Posted by domaincart, 12-17-2014, 09:58 PM
DNS management of each domain on your registrar may take more time(or doing it for your customers will be hard). Using DNS of registrars may affect uptime and may not looks professional.

Posted by ralphj, 12-18-2014, 12:52 AM
Why would it not look professional ? Branding is not that important if you take into account the quality of the name servers - registrar name servers will always answer faster.

Posted by Kailash12, 12-18-2014, 04:29 AM
Absolutely there is no issue with this. In fact if you are using third party email service, you should not DNS hosted on your VPS because in case if there is any issue on your VPS, your email service will be stopped as well.

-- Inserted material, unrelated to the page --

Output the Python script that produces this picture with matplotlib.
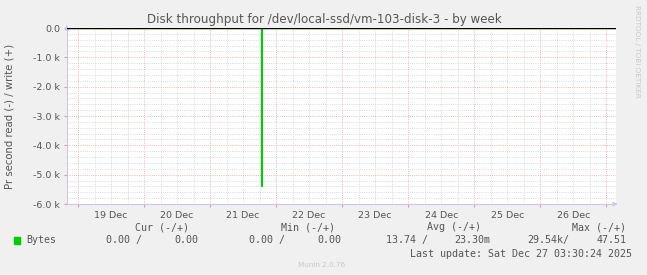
import matplotlib
matplotlib.use("Agg")
import matplotlib.pyplot as plt
import matplotlib.dates as mdates
import pandas as pd

# --- data ---
sample_times = ["2025-12-18 20:00", "2025-12-21 18:30", "2025-12-21 19:00", "2025-12-27 03:30"]
read_bytes = [0, 5400, 0, 0]       # read drawn below zero
write_bytes = [0, 0, 0, 0]

day_labels = ["19 Dec", "20 Dec", "21 Dec", "22 Dec", "23 Dec", "24 Dec", "25 Dec", "26 Dec"]
y_ticks = [0, -1000, -2000, -3000, -4000, -5000, -6000]
y_tick_labels = ["0.0", "-1.0 k", "-2.0 k", "-3.0 k", "-4.0 k", "-5.0 k", "-6.0 k"]

legend_headers = ["Cur (-/+)", "Min (-/+)", "Avg (-/+)", "Max (-/+)"]
legend_reads = ["0.00 /", "0.00 /", "13.74 /", "29.54k/"]
legend_writes = ["0.00", "0.00", "23.30m", "47.51"]

title = "Disk throughput for /dev/local-ssd/vm-103-disk-3 - by week"
ylabel = "Pr second read (-) / write (+)"
last_update = "Last update: Sat Dec 27 03:30:24 2025"

BG = "#f0f0f0"
TXT = "#555555"
GREEN = "#00cc00"
AXIS = "#c8c8f0"

t = pd.to_datetime(sample_times)
neg_read = [-v for v in read_bytes]

fig = plt.figure(figsize=(6.47, 2.75), dpi=100, facecolor=BG)
ax = fig.add_axes([67 / 647, 1 - 204 / 275, 549 / 647, 176 / 275])
ax.set_facecolor("white")

ax.step(t, neg_read, where="post", color=GREEN, lw=0.8, zorder=3)
ax.step(t, write_bytes, where="post", color=GREEN, lw=0.8, zorder=3)
ax.axhline(0, color="black", lw=1.0, zorder=4)

ax.set_xlim(pd.Timestamp("2025-12-18 20:00"), pd.Timestamp("2025-12-27 03:30"))
ax.set_ylim(-6000, 0)

# grid: days major, 6h minor; 1k major, 200 minor
days = pd.date_range("2025-12-19", "2025-12-27", freq="D")
ax.set_xticks(days)
ax.set_xticklabels([])
ax.xaxis.set_minor_locator(mdates.HourLocator(byhour=[6, 12, 18]))
noons = days[:-1] + pd.Timedelta(hours=12)
for x, lab in zip(noons, day_labels):
    ax.text(x, -0.04, lab, transform=ax.get_xaxis_transform(), ha="center", va="top",
            fontsize=6.8, color=TXT)

ax.set_yticks(y_ticks)
ax.set_yticklabels(y_tick_labels, fontsize=6.8, color=TXT)
ax.set_yticks(range(-6000, 1, 200), minor=True)

ax.grid(which="minor", color="#cfcfcf", ls=(0, (1, 1.6)), lw=0.6)
ax.grid(which="major", color="#e8a0a0", ls=(0, (1, 1.6)), lw=0.6)
ax.tick_params(which="major", length=2, color="#e89898", pad=3)
ax.tick_params(which="minor", length=0)

for s in ["top", "right"]:
    ax.spines[s].set_visible(False)
for s in ["left", "bottom"]:
    ax.spines[s].set_color(AXIS)
    ax.spines[s].set_linewidth(0.8)
ax.annotate("", xy=(1.008, 0), xytext=(0.99, 0), xycoords="axes fraction",
            arrowprops=dict(arrowstyle="-|>", color=AXIS, lw=0.8, mutation_scale=6))
ax.annotate("", xy=(0, 1.03), xytext=(0, 0.99), xycoords="axes fraction",
            arrowprops=dict(arrowstyle="-|>", color=AXIS, lw=0.8, mutation_scale=6))

fig.text(324 / 647, 1 - 19 / 275, title, ha="center", va="center", fontsize=8.6, color=TXT)
fig.text(10 / 647, 1 - 116 / 275, ylabel, rotation=90, ha="center", va="center",
         fontsize=7.3, color=TXT)
fig.text(637 / 647, 1 - 5 / 275, "RRDTOOL / TOBI OETIKER", rotation=270, ha="center",
         va="top", fontsize=5.2, color="#c8c8c8")

# legend block
mono = "DejaVu Sans Mono"
head_x = [162, 308, 454, 599]
read_x = [142, 285, 428, 569]
write_x = [198, 341, 490, 627]
fig.patches.append(plt.Rectangle((14 / 647, 1 - 244 / 275), 6 / 647, 7 / 275,
                                 transform=fig.transFigure, color=GREEN))
fig.text(26 / 647, 1 - 240 / 275, "Bytes", ha="left", va="center", fontsize=7.2,
         family=mono, color=TXT)
for i in range(4):
    fig.text(head_x[i] / 647, 1 - 227 / 275, legend_headers[i], ha="center", va="center",
             fontsize=7.2, family=mono, color=TXT)
    fig.text(read_x[i] / 647, 1 - 240 / 275, legend_reads[i], ha="right", va="center",
             fontsize=7.2, family=mono, color=TXT)
    fig.text(write_x[i] / 647, 1 - 240 / 275, legend_writes[i], ha="right", va="center",
             fontsize=7.2, family=mono, color=TXT)
fig.text(632 / 647, 1 - 254 / 275, last_update, ha="right", va="center", fontsize=7.2,
         family=mono, color=TXT)
fig.text(322 / 647, 1 - 265 / 275, "Munin 2.0.76", ha="center", va="center",
         fontsize=5.2, color="#c8c8c8")

fig.savefig("out.png", dpi=100, facecolor=BG)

If you use your registrar's DNS, your email service will function even if there is any issue with your VPS.

Posted by Website themes, 12-18-2014, 08:45 AM
Branding is important especially if you are in the business of selling web hosting. To use a registrar's nameservers is to tell your customers that you don't trust the reliability of your own DNS hosting. Registrar nameservers aren't always better. Namecheap's servers have been down so much. They tend to attract DDoS attacks. This brings me to another point - if you rely on your registrar's nameservers then that's another failure point for your website. Your webserver could be up but your sites inaccessible because the registrar's DNS servers are down.

Posted by Website themes, 12-18-2014, 08:48 AM
That's what secondary servers are for... Also email was designed in an age when communication links were unreliable. SMTP servers will retry for up to 3 days before giving up on delivering your email to you.

Posted by Kailash12, 12-19-2014, 08:17 AM
He has only one VPS so there is no point for secondary nameservers. Also email delivery depends on the senders' email server configuration. We can't say all emails will retry for at least 3 days. This totally depends on the senders' mail server configuration.

Posted by Website themes, 12-19-2014, 08:44 AM
You can use he.net for free secondaries.

Posted by Kailash12, 12-19-2014, 08:56 AM
If he wants to use third party DNS then there is no need to go for he.net. He is already using his registrar's DNS service.

Posted by Website themes, 12-19-2014, 09:02 AM
Oh god! I've already explained the downsides of using registrar's nameservers above. Using a 3rd party slave server like the he.net one adds redundancy to your DNS setup. OTOH using only a registrar's servers as both primary and secondary creates an additional failure point. See my post above.

Posted by Kailash12, 12-19-2014, 01:32 PM
So do you think he.net DNS will never go down? Most registrars use multiple DNS servers (like he.net uses). Following is the reference thread for he.net: http://www.webhostingtalk.com/showthread.php?t=1071733

Posted by Website themes, 12-19-2014, 02:54 PM
The point is that it could go down and you would not be affected because you are using your own VPS for the primary dns servers.

Posted by Kailash12, 12-22-2014, 08:07 AM
You should not your VPS DNS as well as third party DNS. It will not provide redundancy during failure. This is not the way DNS fail over works. If you think it works in this way, I can sign up for several free DNS provider and create necessary DNS zone on all servers to avoid possible DNS outage but this is absolutely incorrect setup. Anyway, let OP decide whether he should use registrar DNS, VPS DNS or third party DNS.

Posted by Website themes, 12-22-2014, 08:42 AM
You are mistaken. We use multiple DNS servers so that if one goes down the others can still serve records for your zone. It does provide redundancy. DNS failover is something entirely different and you are confusing it with the age old master/slave setup that I'm talking about.